Predrag Matvejevic, Breviario Mediterraneo
This new vigorous version of Romeo and Juliet is primarily based on the homonymous music by Prokofiev: we find the most famous and musically emblematic pieces. Therefore, it is certainly a work with strong expressive colors, with extreme contrasts between the bodies, and with bold chases between the signs. Above all, there is a swift and surprising continuity of movement to the music that astonishes with its inventive beauty and richness as a whole, especially in the care of the intertwining chains of groups, and moreover, all this occurs almost in a total absence of décor. The extreme physicality required of the performers leaves no room for idyll or dream; on the contrary, here relationships seem primary, contacts quick, love and death absolutely interchangeable, equally irreversible. The most famous story in the world is not unraveled in its narrative continuity, and even the characters are not placed within a recognizable and traceable interpretative hierarchy. Here everything happens horizontally, as already seen in Mauro Bigonzetti's version for Aterballetto and the visual interventions by Fabrizio Plessi. For Foniadakis, contemporaneity seems to have no time or space to grant for the return of the ancient, except through the forms of cut’n’mix or puzzle, which each must then reconstruct according to their own genius. Thus, in the words of the choreographer himself, it is possible to sink into the best synthesis of this work: «In the use of many and different styles of movement, from neoclassical figures to burlesque, from cabaret dances to Greco-Roman wrestling, and constantly changing contemporary dance sections, this version of Romeo and Juliet becomes a work that is less abstract and more a continuous emotional game in which the bodies produce an extremely virtuosic generous presence».

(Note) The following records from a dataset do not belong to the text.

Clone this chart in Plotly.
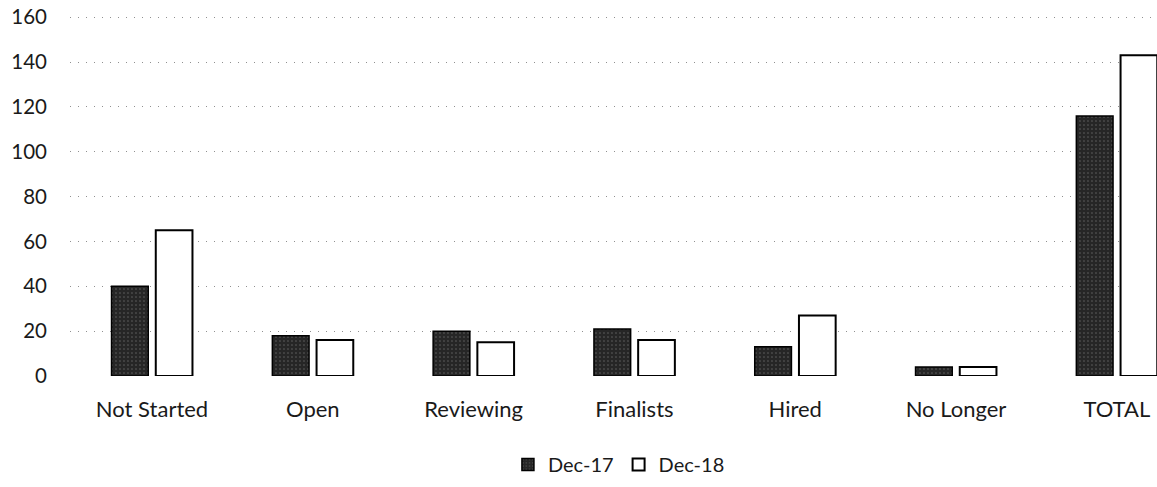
import plotly.graph_objects as go

categories = ["Not Started", "Open", "Reviewing", "Finalists", "Hired", "No Longer", "TOTAL"]
dec17 = [40, 18, 20, 21, 13, 4, 116]
dec18 = [65, 16, 15, 16, 27, 4, 143]
y_ticks = [0, 20, 40, 60, 80, 100, 120, 140, 160]

FONT = "Lato, Carlito, 'Open Sans', sans-serif"

fig = go.Figure()
fig.add_trace(go.Bar(
    name="Dec-17", x=categories, y=dec17,
    marker=dict(color="#262626", line=dict(color="#000000", width=1.5),
                pattern=dict(shape=".", fgcolor="#a0a0a0", size=4, solidity=0.12)),
))
fig.add_trace(go.Bar(
    name="Dec-18", x=categories, y=dec18,
    marker=dict(color="#ffffff", line=dict(color="#000000", width=2)),
))

fig.update_layout(
    width=1157, height=487,
    margin=dict(l=70, r=0, t=15, b=111, autoexpand=False),
    barmode="group", bargap=0.45, bargroupgap=0.17,
    plot_bgcolor="white", paper_bgcolor="white",
    font=dict(family=FONT, size=20, color="#1a1a1a"),
    showlegend=True,
    legend=dict(orientation="h", x=0.505, xanchor="center", y=-0.245, yanchor="middle",
                font=dict(size=20, color="#1a1a1a"), itemwidth=30, traceorder="normal"),
    xaxis=dict(range=[-0.51, 6.25], showgrid=False, showline=False, zeroline=False,
               ticks="", ticklabelstandoff=18, tickfont=dict(size=22), automargin=False),
    yaxis=dict(range=[0, 161], tickvals=y_ticks, showgrid=True,
               gridcolor="#909090", griddash="1px,7px", gridwidth=1,
               zeroline=False, showline=False, ticks="", ticklabelstandoff=22,
               tickfont=dict(size=20.5), automargin=False),
)

fig.write_html(
    "out.html",
    config={"displayModeBar": False},
    post_script="document.body.style.margin='0';document.body.style.padding='0';",
)
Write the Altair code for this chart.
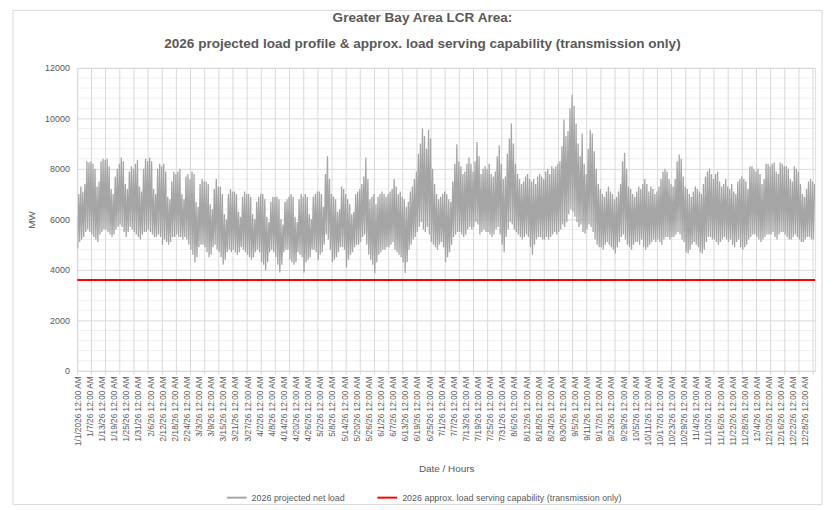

The dancer and choreographer Andonis Foniadakis grew up in Ierapetra, a small town in the south of the island of Crete. He began dancing with Niki Papadaki at the local school in his town; in 1990-1992, he moved to the State School of Dance in Athens, and received the prestigious Maria Callas scholarship to continue his studies at Rudra Béjart Lausanne in Switzerland, where he remained until 1994. After numerous experiences and important collaborations, in 2003 he founded his company, Apotosoma Dance Company, based in Lyon, France.